Credit: Shifrah Combiths

The kitchen is not what sold me on our house in Knoxville — I’d actually go so far as to say that I fell in love with the house in spite of the kitchen. Although the Zillow blurb described the kitchen as “updated,” the dark wood cabinets that had too much space between them and the ceiling, the oddly placed stovetop that effectively cut the kitchen in half, and the crooked tile and black grout lines on the floor, begged to differ. And the thing is, I spend so much time in the kitchen — and when we first moved in, it definitely was not a room I wanted to be in at all. 

My husband and I knew without even discussing it that the first renovation project we’d tackle would be the kitchen, and I wasted no time getting to work redesigning it. I poured my 15 years of experience in my own kitchen (with a family of five) into each of my design choices, which included a heavy-duty garbage disposal and a workstation sink

First, I knew I wanted the room to feel light and bright. The kitchen is on the darkest side of the house, so I couldn’t count on sunlight alone. Making the ceiling feel high and choosing white for cabinetry seemed like obvious choices — but there was one problem: I didn’t want an all-white kitchen. For one, they feel too sterile for me and my design preferences. I enjoy a warm, embracing vibe in my home, one that I like to think hearkens back to the hearth roots of the modern kitchen, the center of warmth and sustenance. Plus, my sister had warned me about white cabinets. In her own kitchen, full of activity and cute little children’s hands, white cabinets were a lot of work; they showed all the spills and marks left behind by grubby fingers. 
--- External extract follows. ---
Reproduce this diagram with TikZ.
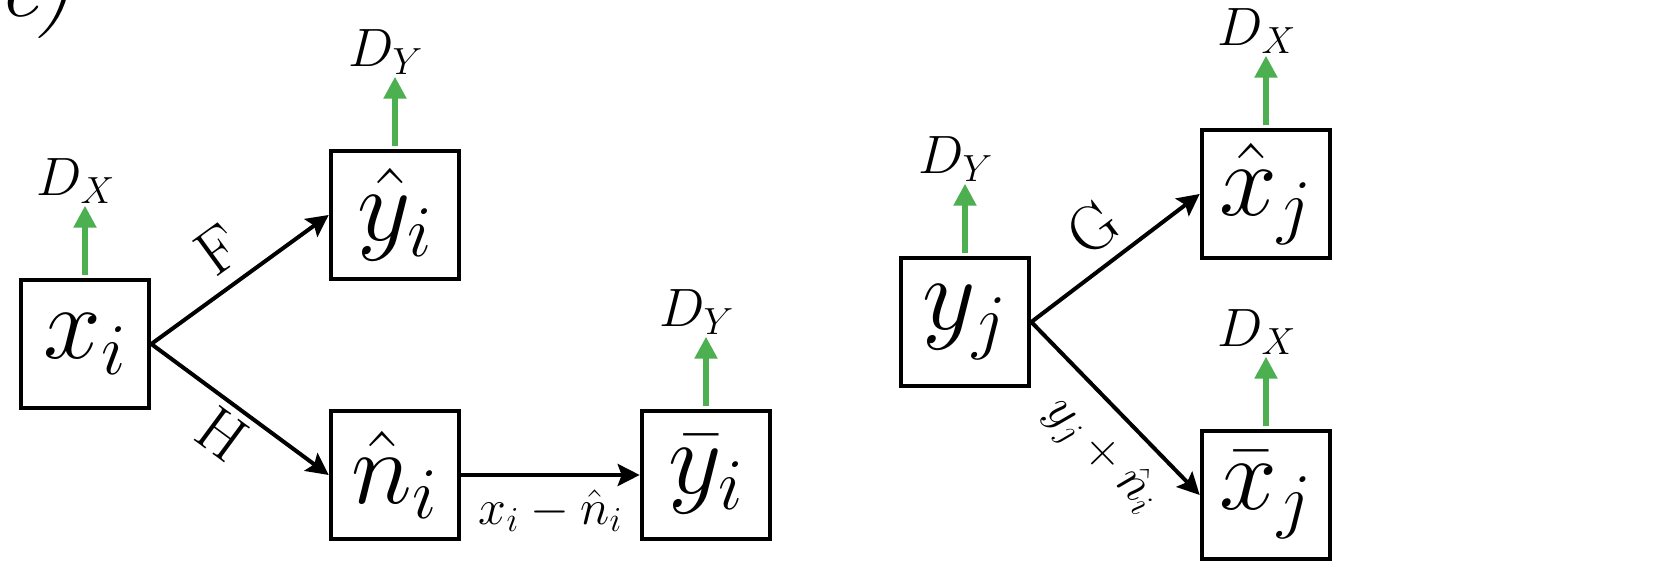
\RequirePackage{fix-cm}
\documentclass[tikz,border=0pt]{standalone}
\usepackage{tikz}
\usetikzlibrary{arrows.meta, positioning}
\definecolor{discgreen}{RGB}{76,175,80}

\begin{document}
\begin{tikzpicture}[x=1pt, y=1pt,
    box/.style={draw, line width=2.3pt, minimum size=64pt, inner sep=0pt, font=\fontsize{52}{56}\selectfont},
    flow/.style={line width=2pt, -{Stealth[length=11pt, width=11pt, inset=2pt]}},
    disc/.style={discgreen, line width=2.6pt, -{Triangle[length=11pt, width=11pt]}},
    dname/.style={font=\fontsize{27}{29}\selectfont, inner sep=1pt},
    fname/.style={font=\fontsize{32}{34}\selectfont},
    ename/.style={font=\fontsize{25}{27}\selectfont}]
    \useasboundingbox (0,0) rectangle (839,292);
    % panel tag, cut off at the top
    \node[anchor=base west, inner sep=0pt, font=\fontsize{44}{48}\selectfont\itshape] (tag) at (-1,283.5) {c)};

    % X -> Y branch
    \node[box] (xi) at (42.5,120) {$x_i$};
    \node[box] (yhat) at (197.5,184.5) {$\hat{y}_i$};
    \node[box] (nhat) at (197.5,54.5) {$\hat{n}_i$};
    \node[box] (ybar) at (353,54.5) {$\bar{y}_i$};

    % Y -> X branch
    \node[box] (yj) at (482.5,131) {$y_j$};
    \node[box] (xhat) at (633,195) {$\hat{x}_j$};
    \node[box] (xbar) at (633,44.5) {$\bar{x}_j$};

    % generators
    \draw[flow] (xi.east) -- node[fname, sloped, above=3pt] {F} (yhat.west);
    \draw[flow] (xi.east) -- node[fname, sloped, below=0pt] {H} (nhat.west);
    \draw[flow] (nhat.east) -- node[ename, below=3pt] {$x_i - \hat{n}_i$} (ybar.west);
    \draw[flow] (yj.east) -- node[fname, sloped, above=3pt] {G} (xhat.west);
    \draw[flow] (yj.east) -- node[ename, sloped, below=5pt, pos=0.6] {$y_j + \hat{n}_i$} (xbar.west);

    % discriminators
    \coordinate[above=36pt of xi.north] (tipxi);
    \coordinate[above=36pt of yhat.north] (tipyhat);
    \coordinate[above=36pt of ybar.north] (tipybar);
    \coordinate[above=36pt of yj.north] (tipyj);
    \coordinate[above=36pt of xhat.north] (tipxhat);
    \coordinate[above=36pt of xbar.north] (tipxbar);
    \draw[disc] ([yshift=1.15pt]xi.north) -- (tipxi);
    \draw[disc] ([yshift=1.15pt]yhat.north) -- (tipyhat);
    \draw[disc] ([yshift=1.15pt]ybar.north) -- (tipybar);
    \draw[disc] ([yshift=1.15pt]yj.north) -- (tipyj);
    \draw[disc] ([yshift=1.15pt]xhat.north) -- (tipxhat);
    \draw[disc] ([yshift=1.15pt]xbar.north) -- (tipxbar);
    \node[dname, above=0pt of tipxi, xshift=-4.5pt] (dxi) {$D_X$};
    \node[dname, above=0pt of tipyhat, xshift=-4.5pt] (dyhat) {$D_Y$};
    \node[dname, above=0pt of tipybar, xshift=-4.5pt] (dybar) {$D_Y$};
    \node[dname, above=0pt of tipyj, xshift=-4.5pt] (dyj) {$D_Y$};
    \node[dname, above=0pt of tipxhat, xshift=-4.5pt] (dxhat) {$D_X$};
    \node[dname, above=0pt of tipxbar, xshift=-4.5pt] (dxbar) {$D_X$};
\end{tikzpicture}
\end{document}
To solve the problem, I leaned into a recent trend: two-toned kitchen cabinets. White cabinets extending to the ceiling would make the room feel airy and light, while darker bottom cabinets would not only add some depth to the kitchen’s palette but also — perhaps more importantly — disguise dirt. Honestly, it was just a bonus that this two-toned solution was en vogue. Our bottom cabinets are dark gray, nearly black, and the overall impression is, though trendy now, timeless and classic. 

Once the basics of kitchen cabinet colors were decided, I filled in the rest of the design. I took white zellige tiles up to the ceiling for the backsplash. Their uneven surface adds warmth and whimsy while the slightly reflective sheen bounces more light around the space. Gold hardware lends even more warmth to the room, and glass light fixtures keep the room feeling open and airy. 

Credit: Shifrah Combiths

So, did my solution of split-toned cabinets work for achieving my goal of lightening the kitchen while simultaneously disguising cabinet-front messes? After two years of heavy use of our kitchen, I can confidently say yes! If I look closely, I can see spills and splashes on many of our bottom cabinet fronts, but they are definitely camouflaged, allowing me to focus on what the kitchen is meant for, rather than making me feel compelled to constantly wipe them down. (The dirt is much more obvious in pictures than in real life, for the record.) 

Credit: Shifrah Combiths

An aesthetic choice based not merely on what’s in style but instead on what cuts down on the appearance of messes (and therefore my sense of overwhelm) has proven invaluable to maximizing not only efficiency, but peace in our kitchen. The kitchen is indeed the place where we both gather and eat, a place where I work hard cooking and cleaning, but also find joy in.